Shortly before she turned 11, her father died, leaving the children with her mother who was not capable of caring for them.

“My dad died in June, my uncle came in February and brought us back to Kentucky,” she said. There she became a ward of the state, and her Ursuline vocation story began.

She returned to Owensboro and attended St. Pius X School for the sixth grade, where she met her first Ursuline, Sister Vivian Bowles. Sister Philomena Cox taught her seventh grade, and Sister Cecilia Jean Lonergan taught her eighth grade. Jean Lonergan left the community in 1970, but she made the greatest impression on Sister Pam.

“When I realized I should be an Ursuline, I went to Jean first,” Sister Pam said. (Jean Lonergan died Dec. 31, 2009.)

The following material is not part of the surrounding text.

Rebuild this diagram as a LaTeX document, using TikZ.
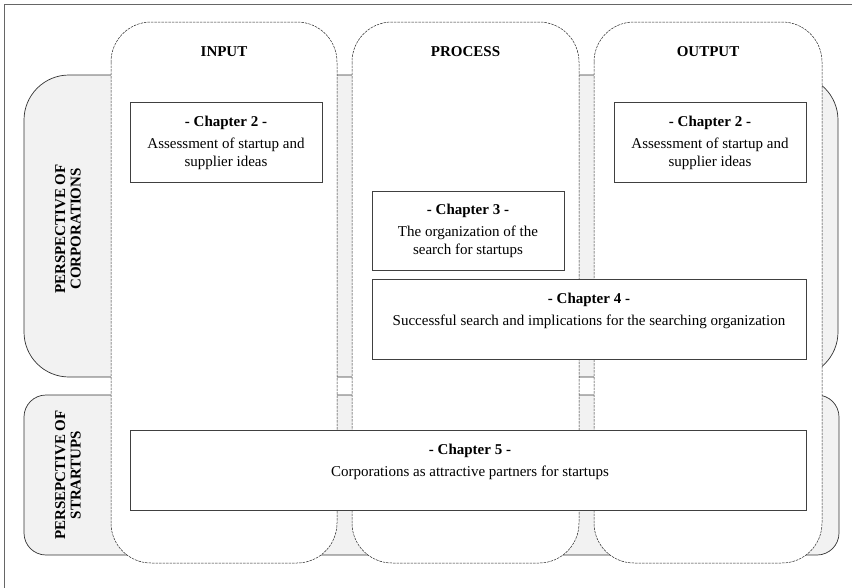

Sister Vivian was in her first ministry at St. Pius. Sister Pam enrolled late and was quiet at first, but that didn’t last long, Sister Vivian said. “She told me I didn’t look like the sisters she’d seen in Florida,” Sister Vivian said.

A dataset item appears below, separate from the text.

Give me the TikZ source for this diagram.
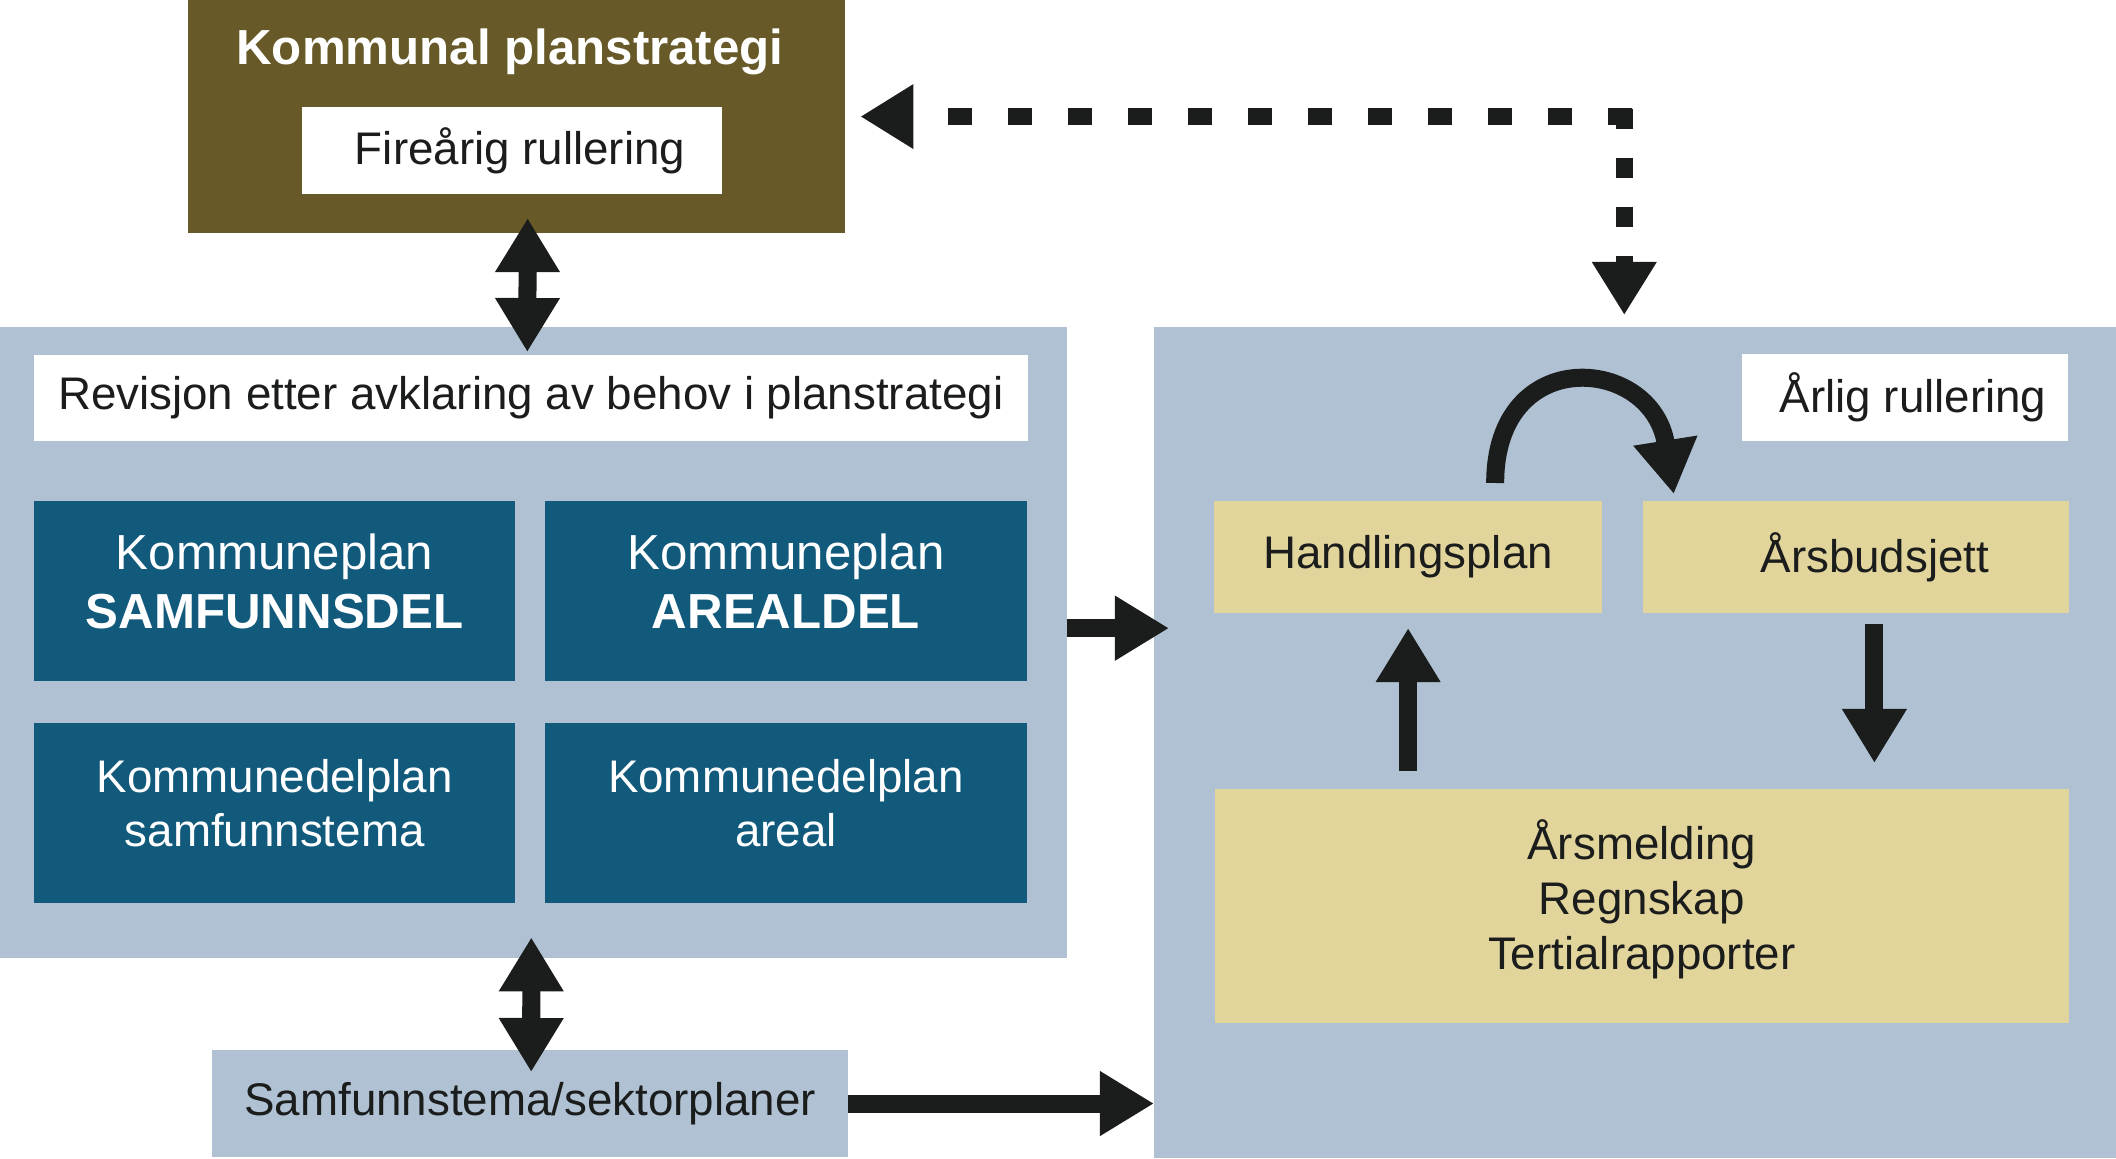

Sister Pam’s aunt and uncle were not fond of Catholics, but Catholicism was so important to Sister Pam and her brother Ron that they asked the court if they could live with a Catholic family for a summer. They lived with Hugh and Pauline Mills in Owensboro.

Nancy Mills, now an Ursuline Associate, was in the third grade when Sister Pam came to live with her family. “I remember the priest from our parish called and asked Dad if he could take in two children. He said ‘sure,’” Mills said. “It was the kind of thing my parents would do. I thought it was cool.”

From left, Sisters Pam, Betsy Moyer, Larraine Lauter, Amelia Stenger, and Elaine Burke gathered together dressed as the five Ursuline pioneers before departing on the “Ursuline Flatboat Adventure” in August 2004.

Once she was finished with elementary school, Sister Pam’s aunt and uncle refused to sign a letter allowing her to attend Owensboro Catholic High School, she said. Both Lonergan and the court system intervened, and Sister Pam ended up attending Mount Saint Joseph Academy. “The court decided the Academy would give me some stability,” she said.

Sister Pam equates her years at the Academy as similar to the 1966 movie “The Trouble with Angels,” about two girls and their years of pulling pranks at their Catholic school for girls. She made good friends she’s still in contact with, and it was during those years that she began considering religious life.

“Someone has to take an interest in you, and those Ursulines did,” she said.

Sister Amelia Stenger was a year ahead of Sister Pam at the Academy, and the two are in a bonded community now.

“She has a remarkable sense of humor. We always called her ‘Sister Pun’ because she can come up with a pun about anything you talk about,” Sister Amelia said. “In high school, she was always having fun. She was the life of the party and still is. She’s always involved in helping people be happy.”

When Sister Pam graduated from the Academy, Sister Vivian and Lonergan “went around the world” to be there, Sister Vivian said. She was ministering in far western Kentucky, so she flew to Louisville where she borrowed her father’s car, then drove 70 miles to Marion County, Ky., to pick up Lonergan, and then they drove 150 miles to the Mount for the two-hour graduation ceremony.

“Jean was very proud of her,” Sister Vivian said. “I don’t know anyone else we would have made that trip for.”

After graduating from the Academy, Sister Pam began mulling whether religious life was her calling. At Christmas in 1968, her aunt and uncle told her they’d heard she was thinking about becoming a sister. “I told them I was thinking about it, but I hadn’t decided anything,” she said. “They said, ‘If you’re even thinking about it, you have a week to get out.’”

Unsure of what to do, she called Pauline Mills and asked if she could come visit her. The two had a nice conversation, and when Mrs. Mills invited her back, Sister Pam replied “How about Friday?” She planned to ask her then if she could stay with the family until she got on her feet. She wrote her brother Ron to tell him of her plan.